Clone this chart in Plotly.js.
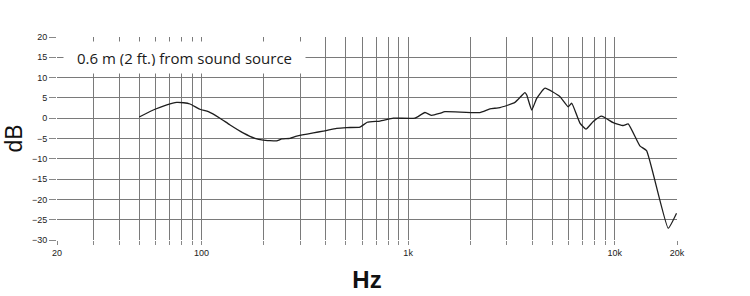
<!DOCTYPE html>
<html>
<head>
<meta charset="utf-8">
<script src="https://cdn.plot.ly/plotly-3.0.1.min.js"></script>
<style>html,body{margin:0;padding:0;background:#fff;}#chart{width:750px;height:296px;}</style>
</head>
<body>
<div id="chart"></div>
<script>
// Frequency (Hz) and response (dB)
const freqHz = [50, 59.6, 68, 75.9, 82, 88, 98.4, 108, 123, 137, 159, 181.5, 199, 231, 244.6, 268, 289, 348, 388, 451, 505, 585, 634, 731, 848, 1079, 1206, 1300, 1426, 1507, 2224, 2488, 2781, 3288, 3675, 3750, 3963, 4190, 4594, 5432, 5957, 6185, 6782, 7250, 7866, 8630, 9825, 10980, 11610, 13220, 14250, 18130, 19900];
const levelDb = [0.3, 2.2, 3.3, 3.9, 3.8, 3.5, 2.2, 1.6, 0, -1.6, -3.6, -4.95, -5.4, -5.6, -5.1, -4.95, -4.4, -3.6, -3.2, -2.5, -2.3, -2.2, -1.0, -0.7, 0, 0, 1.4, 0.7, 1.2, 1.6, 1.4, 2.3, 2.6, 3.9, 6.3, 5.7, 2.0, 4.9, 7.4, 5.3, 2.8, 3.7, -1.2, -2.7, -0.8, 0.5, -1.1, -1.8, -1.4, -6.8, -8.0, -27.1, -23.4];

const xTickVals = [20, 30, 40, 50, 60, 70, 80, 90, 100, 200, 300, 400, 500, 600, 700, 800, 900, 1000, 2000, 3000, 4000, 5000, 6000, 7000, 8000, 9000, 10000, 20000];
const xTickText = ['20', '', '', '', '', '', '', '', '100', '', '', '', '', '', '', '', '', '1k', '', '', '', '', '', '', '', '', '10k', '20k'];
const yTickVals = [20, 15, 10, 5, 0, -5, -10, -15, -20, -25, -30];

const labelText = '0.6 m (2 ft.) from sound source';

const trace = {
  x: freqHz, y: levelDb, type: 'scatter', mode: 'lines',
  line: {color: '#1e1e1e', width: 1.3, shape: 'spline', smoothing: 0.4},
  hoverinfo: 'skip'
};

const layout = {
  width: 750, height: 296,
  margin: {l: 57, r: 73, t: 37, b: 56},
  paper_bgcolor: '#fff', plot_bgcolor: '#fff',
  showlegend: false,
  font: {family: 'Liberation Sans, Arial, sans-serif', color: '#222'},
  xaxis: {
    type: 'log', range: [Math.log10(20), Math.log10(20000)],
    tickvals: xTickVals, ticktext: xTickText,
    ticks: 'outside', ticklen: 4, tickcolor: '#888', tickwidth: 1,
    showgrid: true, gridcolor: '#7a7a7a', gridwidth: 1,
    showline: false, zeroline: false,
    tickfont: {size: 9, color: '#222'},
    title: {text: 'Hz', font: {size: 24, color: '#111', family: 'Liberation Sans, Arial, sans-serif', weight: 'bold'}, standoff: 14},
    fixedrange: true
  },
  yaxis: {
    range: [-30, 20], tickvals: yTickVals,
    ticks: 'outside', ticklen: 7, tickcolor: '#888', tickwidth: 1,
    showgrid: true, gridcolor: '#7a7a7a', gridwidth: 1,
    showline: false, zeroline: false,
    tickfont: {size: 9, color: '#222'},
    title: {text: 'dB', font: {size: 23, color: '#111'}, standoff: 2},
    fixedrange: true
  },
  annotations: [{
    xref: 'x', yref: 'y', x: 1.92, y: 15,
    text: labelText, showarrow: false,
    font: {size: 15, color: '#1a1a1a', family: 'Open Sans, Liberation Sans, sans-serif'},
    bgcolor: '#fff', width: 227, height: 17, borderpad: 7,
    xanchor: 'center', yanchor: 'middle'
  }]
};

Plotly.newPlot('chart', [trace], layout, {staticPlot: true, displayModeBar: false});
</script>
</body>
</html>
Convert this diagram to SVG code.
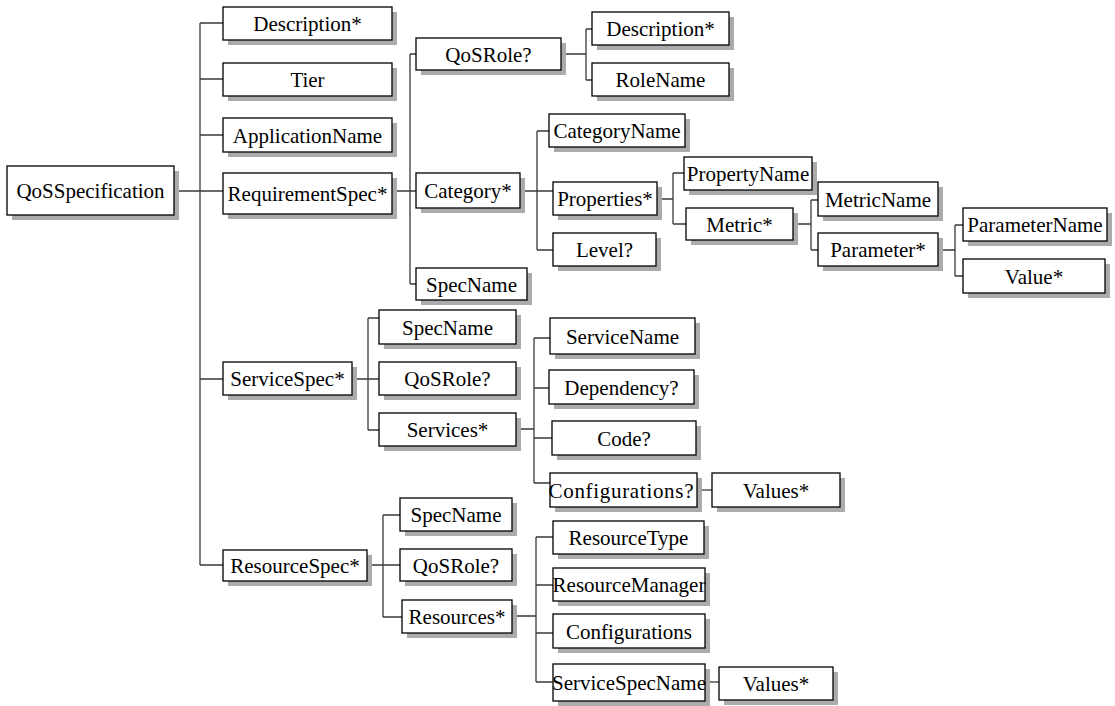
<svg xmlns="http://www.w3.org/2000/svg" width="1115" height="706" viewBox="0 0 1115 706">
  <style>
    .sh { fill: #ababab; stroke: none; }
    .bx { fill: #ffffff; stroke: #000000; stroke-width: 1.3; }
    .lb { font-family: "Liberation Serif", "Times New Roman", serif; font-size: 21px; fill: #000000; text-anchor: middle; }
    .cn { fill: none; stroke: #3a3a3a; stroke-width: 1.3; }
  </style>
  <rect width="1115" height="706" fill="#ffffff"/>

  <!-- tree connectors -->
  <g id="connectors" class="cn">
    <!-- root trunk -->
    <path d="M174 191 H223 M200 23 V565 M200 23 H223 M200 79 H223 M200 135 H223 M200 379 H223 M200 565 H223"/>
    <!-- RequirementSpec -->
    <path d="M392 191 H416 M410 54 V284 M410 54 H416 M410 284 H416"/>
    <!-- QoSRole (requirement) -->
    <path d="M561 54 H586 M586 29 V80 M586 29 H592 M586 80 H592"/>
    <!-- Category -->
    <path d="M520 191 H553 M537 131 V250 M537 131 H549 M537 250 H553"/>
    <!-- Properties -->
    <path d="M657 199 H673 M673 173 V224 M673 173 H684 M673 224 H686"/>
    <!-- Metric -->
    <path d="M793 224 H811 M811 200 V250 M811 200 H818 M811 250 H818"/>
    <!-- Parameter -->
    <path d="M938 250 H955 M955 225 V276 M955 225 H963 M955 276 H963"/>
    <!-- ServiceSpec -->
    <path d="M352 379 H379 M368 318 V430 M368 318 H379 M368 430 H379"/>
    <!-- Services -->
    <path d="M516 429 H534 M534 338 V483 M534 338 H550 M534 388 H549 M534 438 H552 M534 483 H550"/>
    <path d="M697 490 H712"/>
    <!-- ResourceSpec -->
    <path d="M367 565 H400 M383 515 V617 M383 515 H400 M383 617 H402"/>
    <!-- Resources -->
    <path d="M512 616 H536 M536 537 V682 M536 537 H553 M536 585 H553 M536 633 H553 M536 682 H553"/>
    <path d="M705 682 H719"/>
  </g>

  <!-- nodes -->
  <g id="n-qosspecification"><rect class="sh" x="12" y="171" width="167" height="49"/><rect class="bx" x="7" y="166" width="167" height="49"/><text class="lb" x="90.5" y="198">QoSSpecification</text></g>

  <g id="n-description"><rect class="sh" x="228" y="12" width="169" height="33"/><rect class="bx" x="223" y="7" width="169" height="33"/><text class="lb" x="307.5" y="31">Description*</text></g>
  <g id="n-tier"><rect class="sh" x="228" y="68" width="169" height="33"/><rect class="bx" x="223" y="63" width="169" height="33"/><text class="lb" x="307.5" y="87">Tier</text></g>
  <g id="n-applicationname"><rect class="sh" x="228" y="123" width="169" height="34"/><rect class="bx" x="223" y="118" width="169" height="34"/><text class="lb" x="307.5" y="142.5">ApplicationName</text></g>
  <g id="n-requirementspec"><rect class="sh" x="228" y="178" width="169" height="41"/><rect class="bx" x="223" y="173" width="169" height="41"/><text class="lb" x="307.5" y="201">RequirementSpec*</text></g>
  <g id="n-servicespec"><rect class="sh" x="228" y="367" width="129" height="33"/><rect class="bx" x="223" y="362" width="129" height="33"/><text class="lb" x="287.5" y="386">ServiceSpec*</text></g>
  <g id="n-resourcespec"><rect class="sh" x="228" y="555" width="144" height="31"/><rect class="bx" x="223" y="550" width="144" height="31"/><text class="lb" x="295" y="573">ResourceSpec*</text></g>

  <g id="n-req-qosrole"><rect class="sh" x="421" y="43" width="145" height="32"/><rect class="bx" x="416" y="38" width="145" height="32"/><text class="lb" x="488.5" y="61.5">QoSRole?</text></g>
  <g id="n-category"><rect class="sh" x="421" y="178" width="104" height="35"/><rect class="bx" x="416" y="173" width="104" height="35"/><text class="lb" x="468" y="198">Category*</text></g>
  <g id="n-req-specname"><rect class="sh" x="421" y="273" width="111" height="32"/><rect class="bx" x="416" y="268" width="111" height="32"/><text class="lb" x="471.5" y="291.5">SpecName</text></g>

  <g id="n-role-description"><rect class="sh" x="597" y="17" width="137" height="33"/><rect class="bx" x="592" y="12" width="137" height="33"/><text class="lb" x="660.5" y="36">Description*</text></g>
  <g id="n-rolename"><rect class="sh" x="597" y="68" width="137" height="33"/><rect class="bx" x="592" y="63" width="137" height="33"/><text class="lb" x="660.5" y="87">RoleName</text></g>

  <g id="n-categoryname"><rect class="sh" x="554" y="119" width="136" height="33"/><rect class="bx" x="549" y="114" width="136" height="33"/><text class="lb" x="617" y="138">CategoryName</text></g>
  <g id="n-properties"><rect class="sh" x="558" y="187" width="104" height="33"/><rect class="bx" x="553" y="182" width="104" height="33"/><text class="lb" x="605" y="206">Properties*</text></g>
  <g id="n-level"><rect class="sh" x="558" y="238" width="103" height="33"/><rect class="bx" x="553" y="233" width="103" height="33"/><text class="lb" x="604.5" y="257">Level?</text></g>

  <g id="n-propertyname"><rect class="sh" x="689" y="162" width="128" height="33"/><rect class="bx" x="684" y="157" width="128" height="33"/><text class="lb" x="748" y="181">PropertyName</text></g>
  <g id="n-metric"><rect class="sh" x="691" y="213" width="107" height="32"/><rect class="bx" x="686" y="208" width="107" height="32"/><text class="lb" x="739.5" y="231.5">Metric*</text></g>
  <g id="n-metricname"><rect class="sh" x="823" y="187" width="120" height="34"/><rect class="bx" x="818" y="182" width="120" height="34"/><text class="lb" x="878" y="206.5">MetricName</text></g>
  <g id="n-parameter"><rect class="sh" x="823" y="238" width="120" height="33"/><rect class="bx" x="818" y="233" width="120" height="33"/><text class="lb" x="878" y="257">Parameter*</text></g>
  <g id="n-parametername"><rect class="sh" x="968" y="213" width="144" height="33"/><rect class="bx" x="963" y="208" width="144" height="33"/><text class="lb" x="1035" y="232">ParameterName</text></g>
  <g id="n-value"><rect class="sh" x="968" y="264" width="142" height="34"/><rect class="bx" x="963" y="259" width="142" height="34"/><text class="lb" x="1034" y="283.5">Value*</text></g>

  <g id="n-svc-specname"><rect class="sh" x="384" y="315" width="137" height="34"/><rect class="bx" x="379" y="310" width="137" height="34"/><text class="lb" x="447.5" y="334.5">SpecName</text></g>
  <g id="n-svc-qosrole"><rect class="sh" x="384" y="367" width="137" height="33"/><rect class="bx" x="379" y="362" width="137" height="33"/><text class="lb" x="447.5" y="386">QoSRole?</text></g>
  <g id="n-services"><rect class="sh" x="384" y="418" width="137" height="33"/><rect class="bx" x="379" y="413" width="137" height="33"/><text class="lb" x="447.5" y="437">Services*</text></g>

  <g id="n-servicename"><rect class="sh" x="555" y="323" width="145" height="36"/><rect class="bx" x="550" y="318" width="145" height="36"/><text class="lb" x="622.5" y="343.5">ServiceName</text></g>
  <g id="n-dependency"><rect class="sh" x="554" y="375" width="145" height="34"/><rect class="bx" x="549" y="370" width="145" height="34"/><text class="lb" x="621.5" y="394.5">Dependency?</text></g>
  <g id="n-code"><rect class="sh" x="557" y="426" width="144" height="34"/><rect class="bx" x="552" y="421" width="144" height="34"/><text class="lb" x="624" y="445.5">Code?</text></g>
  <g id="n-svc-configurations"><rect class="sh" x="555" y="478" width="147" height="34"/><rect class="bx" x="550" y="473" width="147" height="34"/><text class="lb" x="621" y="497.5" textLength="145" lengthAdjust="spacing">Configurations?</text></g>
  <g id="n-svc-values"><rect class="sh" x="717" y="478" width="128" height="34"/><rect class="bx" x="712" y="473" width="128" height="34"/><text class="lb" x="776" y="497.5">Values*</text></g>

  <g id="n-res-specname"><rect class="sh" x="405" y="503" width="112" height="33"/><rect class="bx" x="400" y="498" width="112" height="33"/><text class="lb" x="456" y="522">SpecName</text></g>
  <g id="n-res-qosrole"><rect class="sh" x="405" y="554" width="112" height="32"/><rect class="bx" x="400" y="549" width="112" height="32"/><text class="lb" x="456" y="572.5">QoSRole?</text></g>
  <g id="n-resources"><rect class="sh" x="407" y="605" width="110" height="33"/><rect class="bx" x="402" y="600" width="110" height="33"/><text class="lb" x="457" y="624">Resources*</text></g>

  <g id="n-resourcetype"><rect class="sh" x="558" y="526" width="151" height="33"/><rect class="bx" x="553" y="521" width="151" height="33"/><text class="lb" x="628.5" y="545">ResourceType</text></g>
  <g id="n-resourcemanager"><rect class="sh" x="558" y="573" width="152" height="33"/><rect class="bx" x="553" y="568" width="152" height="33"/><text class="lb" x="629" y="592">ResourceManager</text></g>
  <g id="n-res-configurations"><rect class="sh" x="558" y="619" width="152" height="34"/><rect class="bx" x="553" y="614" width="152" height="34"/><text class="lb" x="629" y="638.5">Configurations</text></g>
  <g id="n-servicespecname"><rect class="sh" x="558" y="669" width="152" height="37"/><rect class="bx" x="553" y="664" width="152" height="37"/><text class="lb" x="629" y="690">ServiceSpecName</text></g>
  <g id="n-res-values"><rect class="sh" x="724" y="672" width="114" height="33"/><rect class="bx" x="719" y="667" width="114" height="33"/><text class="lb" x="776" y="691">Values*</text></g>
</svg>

★ ★ ★

▶ _Given exercise_
From the first line above to the line containing "const labelText = '0.6", repeat each line exactly. Pictures stay out.

▶ _Answer for this exercise_
Clone this chart in Plotly.js.
<!DOCTYPE html>
<html>
<head>
<meta charset="utf-8">
<script src="https://cdn.plot.ly/plotly-3.0.1.min.js"></script>
<style>html,body{margin:0;padding:0;background:#fff;}#chart{width:750px;height:296px;}</style>
</head>
<body>
<div id="chart"></div>
<script>
// Frequency (Hz) and response (dB)
const freqHz = [50, 59.6, 68, 75.9, 82, 88, 98.4, 108, 123, 137, 159, 181.5, 199, 231, 244.6, 268, 289, 348, 388, 451, 505, 585, 634, 731, 848, 1079, 1206, 1300, 1426, 1507, 2224, 2488, 2781, 3288, 3675, 3750, 3963, 4190, 4594, 5432, 5957, 6185, 6782, 7250, 7866, 8630, 9825, 10980, 11610, 13220, 14250, 18130, 19900];
const levelDb = [0.3, 2.2, 3.3, 3.9, 3.8, 3.5, 2.2, 1.6, 0, -1.6, -3.6, -4.95, -5.4, -5.6, -5.1, -4.95, -4.4, -3.6, -3.2, -2.5, -2.3, -2.2, -1.0, -0.7, 0, 0, 1.4, 0.7, 1.2, 1.6, 1.4, 2.3, 2.6, 3.9, 6.3, 5.7, 2.0, 4.9, 7.4, 5.3, 2.8, 3.7, -1.2, -2.7, -0.8, 0.5, -1.1, -1.8, -1.4, -6.8, -8.0, -27.1, -23.4];

const xTickVals = [20, 30, 40, 50, 60, 70, 80, 90, 100, 200, 300, 400, 500, 600, 700, 800, 900, 1000, 2000, 3000, 4000, 5000, 6000, 7000, 8000, 9000, 10000, 20000];
const xTickText = ['20', '', '', '', '', '', '', '', '100', '', '', '', '', '', '', '', '', '1k', '', '', '', '', '', '', '', '', '10k', '20k'];
const yTickVals = [20, 15, 10, 5, 0, -5, -10, -15, -20, -25, -30];

const labelText = '0.6 m (2 ft.) from sound source';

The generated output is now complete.